Looks -- Madeleine George
You'd think that her size would make her impossible to miss, but Megan Ball is mostly invisible at Valley Regional High. She's so off-the-radar that people spill secrets within her presence -- she may not exist to the majority of her classmates (or sometimes, to herself), but she knows everything about everyone.
The new girl, Aimee Zorn, is physically the complete opposite of Meghan Ball. She's skinnier than skinny. She reacts badly to almost every food other than sugar-free Jello, and she hugs her hunger to herself.
From the first moment Meghan sees her -- actually, from the first moment Meghan hears her -- she knows that on the inside, they are the same.
Looks is one to watch for. It reminded me quite a lot of You Don't Know Me. The occasional use of the second person was the first similarity I noticed, but as I read, it occurred to me that these girls were like John. Because of their status as outsiders, their secrets, their pain, of course, but especially because they observe:
In one visual gulp Meghan takes in the new math teacher: the wide, loose ass inside the too-tight pink pants, the faint mustache on her upper lip, the way she's digging the uneven nails of her right hand into the picked-raw cuticles of her left, the way the shapeless hair draped over her scalp trembles like a slab of liver every time she bounces off her desk. Okay, Ms. Flenser is an angry person. Ms. Flenser will not be spontaneously delighted to give Meghan a health pass on the first day of school.
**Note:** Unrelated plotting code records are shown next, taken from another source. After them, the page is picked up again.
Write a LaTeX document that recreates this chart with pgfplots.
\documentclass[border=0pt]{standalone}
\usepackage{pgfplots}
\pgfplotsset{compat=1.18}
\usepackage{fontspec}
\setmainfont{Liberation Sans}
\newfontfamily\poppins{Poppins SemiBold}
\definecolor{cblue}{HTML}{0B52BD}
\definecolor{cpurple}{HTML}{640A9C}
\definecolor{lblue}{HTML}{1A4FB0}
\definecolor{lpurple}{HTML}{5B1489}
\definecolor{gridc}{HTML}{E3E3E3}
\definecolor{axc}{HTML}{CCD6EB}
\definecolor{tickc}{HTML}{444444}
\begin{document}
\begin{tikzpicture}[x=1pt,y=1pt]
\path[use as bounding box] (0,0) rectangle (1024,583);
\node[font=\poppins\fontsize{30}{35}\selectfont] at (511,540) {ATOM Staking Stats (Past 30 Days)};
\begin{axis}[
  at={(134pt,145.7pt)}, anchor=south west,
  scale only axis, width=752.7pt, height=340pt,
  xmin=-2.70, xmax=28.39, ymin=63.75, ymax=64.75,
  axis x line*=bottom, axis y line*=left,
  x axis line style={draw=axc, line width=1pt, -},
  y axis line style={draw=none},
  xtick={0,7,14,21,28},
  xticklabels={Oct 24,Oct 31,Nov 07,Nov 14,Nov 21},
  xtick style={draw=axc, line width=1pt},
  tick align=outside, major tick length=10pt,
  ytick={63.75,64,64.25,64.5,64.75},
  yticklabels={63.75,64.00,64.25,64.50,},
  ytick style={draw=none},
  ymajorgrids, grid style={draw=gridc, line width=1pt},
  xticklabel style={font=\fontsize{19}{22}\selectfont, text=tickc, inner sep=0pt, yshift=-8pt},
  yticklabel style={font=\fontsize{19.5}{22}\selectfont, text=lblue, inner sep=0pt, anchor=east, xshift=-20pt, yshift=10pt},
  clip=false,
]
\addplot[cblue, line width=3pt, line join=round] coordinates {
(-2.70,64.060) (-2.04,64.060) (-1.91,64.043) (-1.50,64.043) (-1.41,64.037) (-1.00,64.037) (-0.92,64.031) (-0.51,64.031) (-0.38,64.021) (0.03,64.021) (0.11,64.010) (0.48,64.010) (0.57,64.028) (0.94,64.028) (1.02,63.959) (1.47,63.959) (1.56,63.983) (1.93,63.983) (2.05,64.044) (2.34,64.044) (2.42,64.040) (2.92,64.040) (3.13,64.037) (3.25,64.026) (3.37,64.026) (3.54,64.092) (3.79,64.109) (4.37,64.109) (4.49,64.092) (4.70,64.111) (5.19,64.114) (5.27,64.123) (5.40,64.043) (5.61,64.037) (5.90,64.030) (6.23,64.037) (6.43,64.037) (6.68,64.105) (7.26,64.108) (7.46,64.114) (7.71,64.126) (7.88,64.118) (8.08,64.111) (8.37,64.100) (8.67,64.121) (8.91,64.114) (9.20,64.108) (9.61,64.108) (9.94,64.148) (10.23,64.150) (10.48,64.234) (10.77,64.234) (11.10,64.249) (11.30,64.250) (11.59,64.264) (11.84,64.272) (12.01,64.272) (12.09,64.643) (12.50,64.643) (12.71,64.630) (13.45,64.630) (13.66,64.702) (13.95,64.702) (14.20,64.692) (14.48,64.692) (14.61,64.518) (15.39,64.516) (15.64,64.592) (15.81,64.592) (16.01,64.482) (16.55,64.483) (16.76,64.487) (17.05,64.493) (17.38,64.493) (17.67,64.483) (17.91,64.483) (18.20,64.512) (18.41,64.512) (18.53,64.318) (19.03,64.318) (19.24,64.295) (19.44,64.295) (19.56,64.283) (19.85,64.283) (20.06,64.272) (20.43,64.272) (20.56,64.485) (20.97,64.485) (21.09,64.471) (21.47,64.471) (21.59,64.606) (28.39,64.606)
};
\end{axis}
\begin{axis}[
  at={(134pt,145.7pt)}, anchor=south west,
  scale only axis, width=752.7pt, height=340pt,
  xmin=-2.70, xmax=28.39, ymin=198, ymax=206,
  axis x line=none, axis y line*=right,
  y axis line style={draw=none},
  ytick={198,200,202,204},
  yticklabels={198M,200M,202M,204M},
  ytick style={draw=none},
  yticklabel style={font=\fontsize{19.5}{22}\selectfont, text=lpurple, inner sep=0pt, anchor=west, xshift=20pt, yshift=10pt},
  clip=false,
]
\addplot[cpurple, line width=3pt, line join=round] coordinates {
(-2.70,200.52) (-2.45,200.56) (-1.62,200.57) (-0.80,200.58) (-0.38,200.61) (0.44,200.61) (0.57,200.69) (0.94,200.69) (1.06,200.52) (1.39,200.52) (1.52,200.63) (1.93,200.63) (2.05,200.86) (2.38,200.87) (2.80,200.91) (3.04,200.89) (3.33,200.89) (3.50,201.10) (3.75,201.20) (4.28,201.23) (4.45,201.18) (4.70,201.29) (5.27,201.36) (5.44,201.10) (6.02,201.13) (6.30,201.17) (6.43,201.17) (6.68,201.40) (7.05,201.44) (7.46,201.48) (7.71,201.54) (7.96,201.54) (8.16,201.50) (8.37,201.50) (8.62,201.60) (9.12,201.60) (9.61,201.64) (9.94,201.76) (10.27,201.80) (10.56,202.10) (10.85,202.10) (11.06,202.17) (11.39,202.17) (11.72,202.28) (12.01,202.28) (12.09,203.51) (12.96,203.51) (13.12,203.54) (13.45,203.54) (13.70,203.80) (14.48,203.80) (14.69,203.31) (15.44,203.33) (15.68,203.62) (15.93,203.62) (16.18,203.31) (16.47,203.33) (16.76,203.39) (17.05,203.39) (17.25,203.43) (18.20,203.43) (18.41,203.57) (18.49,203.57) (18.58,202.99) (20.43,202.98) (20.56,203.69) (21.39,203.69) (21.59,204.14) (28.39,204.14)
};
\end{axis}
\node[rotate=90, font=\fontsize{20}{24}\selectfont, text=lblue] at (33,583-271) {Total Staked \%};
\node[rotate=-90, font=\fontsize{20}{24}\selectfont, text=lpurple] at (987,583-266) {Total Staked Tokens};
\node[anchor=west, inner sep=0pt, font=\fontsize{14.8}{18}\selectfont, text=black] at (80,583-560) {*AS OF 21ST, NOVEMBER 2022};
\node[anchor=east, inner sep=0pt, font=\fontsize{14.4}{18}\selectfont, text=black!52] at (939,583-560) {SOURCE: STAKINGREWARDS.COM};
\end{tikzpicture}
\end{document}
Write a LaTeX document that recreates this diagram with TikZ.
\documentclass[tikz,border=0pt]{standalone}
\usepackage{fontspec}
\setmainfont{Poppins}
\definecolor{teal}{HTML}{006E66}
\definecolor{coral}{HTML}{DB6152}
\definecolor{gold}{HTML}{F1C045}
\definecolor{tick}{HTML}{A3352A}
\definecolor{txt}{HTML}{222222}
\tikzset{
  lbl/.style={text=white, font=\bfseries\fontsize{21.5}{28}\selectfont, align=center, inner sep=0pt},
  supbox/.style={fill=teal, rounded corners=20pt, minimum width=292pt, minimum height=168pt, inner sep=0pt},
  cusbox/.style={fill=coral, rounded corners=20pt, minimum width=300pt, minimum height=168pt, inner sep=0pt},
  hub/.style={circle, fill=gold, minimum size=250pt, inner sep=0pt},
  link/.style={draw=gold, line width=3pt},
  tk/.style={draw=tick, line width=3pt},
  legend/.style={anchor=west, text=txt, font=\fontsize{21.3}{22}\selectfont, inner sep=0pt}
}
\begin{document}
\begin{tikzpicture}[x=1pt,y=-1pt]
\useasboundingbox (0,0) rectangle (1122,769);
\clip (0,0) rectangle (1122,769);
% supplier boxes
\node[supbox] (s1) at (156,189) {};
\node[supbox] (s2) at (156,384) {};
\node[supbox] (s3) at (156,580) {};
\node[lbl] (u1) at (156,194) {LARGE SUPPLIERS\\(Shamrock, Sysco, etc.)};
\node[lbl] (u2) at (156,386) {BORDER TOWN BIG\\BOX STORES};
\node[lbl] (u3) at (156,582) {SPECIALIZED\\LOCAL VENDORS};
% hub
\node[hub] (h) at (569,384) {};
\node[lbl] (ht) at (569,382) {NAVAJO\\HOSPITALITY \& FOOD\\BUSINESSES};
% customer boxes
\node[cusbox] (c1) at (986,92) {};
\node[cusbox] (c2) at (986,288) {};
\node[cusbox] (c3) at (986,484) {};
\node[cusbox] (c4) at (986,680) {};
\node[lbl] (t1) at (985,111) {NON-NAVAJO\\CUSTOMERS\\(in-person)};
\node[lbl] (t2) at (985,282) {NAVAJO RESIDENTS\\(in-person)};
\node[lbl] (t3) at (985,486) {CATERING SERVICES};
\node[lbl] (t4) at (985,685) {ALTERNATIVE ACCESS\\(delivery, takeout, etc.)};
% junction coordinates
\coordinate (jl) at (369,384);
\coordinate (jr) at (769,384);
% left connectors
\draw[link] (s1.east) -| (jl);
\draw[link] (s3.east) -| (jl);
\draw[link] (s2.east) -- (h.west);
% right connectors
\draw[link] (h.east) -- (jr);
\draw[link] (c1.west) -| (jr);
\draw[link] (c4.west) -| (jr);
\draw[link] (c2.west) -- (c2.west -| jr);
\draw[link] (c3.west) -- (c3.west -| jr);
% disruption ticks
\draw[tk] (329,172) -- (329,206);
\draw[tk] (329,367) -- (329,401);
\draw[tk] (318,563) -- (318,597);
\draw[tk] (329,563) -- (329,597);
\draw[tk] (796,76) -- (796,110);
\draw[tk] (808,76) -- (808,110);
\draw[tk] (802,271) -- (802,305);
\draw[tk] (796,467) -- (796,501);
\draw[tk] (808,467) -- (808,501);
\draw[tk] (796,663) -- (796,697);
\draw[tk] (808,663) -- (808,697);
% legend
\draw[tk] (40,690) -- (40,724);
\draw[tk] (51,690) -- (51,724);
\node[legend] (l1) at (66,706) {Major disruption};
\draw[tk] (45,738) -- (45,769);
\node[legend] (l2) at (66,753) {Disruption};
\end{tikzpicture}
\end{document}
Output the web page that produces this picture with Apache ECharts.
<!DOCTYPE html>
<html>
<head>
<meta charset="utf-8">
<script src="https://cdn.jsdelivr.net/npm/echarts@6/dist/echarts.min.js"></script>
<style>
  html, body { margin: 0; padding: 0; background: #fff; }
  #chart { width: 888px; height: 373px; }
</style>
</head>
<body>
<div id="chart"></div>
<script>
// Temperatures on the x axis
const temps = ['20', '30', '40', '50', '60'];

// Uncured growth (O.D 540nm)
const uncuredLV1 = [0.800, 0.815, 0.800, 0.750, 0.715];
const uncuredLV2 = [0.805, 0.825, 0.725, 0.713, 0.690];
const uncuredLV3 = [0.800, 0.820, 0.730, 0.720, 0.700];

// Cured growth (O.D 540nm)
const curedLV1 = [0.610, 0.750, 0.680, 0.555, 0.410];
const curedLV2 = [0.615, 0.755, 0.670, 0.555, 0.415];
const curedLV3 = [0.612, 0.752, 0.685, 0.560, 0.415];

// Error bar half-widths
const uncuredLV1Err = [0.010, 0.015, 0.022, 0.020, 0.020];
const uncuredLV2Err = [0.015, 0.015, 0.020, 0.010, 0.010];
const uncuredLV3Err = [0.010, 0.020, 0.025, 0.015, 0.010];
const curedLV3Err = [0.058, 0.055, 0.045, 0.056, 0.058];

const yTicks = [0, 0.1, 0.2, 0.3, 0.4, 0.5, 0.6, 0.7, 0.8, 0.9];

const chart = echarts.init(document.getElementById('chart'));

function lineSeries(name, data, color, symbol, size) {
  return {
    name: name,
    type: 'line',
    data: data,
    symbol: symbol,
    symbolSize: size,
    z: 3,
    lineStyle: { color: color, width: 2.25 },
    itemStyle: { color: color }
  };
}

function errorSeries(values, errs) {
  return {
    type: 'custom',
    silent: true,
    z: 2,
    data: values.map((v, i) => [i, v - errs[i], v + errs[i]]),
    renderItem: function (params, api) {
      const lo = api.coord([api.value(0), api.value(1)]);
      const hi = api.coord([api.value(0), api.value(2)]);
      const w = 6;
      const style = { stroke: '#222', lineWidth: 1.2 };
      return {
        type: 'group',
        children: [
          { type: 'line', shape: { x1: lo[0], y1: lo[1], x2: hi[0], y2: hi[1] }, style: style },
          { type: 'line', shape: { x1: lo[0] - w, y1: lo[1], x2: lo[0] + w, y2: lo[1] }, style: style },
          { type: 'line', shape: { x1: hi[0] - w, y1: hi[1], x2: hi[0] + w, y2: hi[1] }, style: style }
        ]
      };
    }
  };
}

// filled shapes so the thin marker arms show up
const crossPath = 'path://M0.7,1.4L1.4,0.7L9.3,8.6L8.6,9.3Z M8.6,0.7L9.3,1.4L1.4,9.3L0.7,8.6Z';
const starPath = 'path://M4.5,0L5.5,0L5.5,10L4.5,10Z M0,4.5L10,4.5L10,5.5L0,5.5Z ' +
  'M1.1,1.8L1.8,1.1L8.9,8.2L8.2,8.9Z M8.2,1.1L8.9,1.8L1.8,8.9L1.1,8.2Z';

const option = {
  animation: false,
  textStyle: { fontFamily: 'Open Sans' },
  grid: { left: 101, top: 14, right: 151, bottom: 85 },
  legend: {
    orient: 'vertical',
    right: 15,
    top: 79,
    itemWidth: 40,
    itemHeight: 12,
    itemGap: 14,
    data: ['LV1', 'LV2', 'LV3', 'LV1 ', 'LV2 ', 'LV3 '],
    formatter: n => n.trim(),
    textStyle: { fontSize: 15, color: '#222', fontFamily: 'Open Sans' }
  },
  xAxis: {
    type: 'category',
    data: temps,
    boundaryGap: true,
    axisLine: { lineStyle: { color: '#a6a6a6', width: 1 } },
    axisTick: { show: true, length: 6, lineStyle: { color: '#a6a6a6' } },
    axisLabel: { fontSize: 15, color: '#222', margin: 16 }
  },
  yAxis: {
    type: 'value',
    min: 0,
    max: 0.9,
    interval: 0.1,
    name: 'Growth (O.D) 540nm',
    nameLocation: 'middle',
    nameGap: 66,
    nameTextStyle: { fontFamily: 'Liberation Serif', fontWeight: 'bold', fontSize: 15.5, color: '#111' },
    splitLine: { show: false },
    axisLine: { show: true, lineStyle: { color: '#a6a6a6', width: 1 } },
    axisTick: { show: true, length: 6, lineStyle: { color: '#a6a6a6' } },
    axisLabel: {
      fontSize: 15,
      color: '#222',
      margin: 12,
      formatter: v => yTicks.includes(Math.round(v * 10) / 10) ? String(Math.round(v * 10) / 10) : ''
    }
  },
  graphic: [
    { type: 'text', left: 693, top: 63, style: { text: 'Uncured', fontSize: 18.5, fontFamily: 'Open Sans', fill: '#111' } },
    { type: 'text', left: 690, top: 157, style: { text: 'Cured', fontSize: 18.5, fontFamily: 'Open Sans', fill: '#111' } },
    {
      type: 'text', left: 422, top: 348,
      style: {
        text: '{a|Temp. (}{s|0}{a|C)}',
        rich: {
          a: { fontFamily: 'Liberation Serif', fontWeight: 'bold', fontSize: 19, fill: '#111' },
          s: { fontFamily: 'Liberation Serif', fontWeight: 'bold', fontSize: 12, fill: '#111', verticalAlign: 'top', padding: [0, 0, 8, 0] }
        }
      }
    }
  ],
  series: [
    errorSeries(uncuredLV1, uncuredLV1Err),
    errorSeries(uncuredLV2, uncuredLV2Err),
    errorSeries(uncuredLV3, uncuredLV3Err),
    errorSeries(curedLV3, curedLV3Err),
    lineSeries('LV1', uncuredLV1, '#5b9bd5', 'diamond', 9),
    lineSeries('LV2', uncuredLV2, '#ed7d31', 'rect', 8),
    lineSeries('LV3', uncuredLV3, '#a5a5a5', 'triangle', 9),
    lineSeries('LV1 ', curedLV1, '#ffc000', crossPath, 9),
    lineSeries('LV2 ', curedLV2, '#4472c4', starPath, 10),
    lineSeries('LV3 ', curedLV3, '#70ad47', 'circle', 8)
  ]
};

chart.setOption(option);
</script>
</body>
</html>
Also, if the math teacher's name isn't a nod to Judy Blume, I'll... well, I'll be very surprised.
I've only just started thinking about it now, but the characters' status as outside observers, the use of the second person -- I get a real voyeurism vibe from both books. Not at all in a bad way. It's just there.
I loved it, loved it, loved it that while both characters very obviously have major issues with food, those issues never overpower the story. This in NO WAY is an Issue Book. It's about the girls finding each other, making a connection, reaching out.
I'm sad that it's only coming out in June -- I want to start recommending it to my patrons NOW. When it finally is available, I'll be giving it to my patrons who love the realistic fiction, to my aspiring writers and poets and to my teens who love words. And, assuming I can rustle up enough copies* come September, I'll be using it in my high school book club at the library.
*Which is sadly always an issue. Grrr.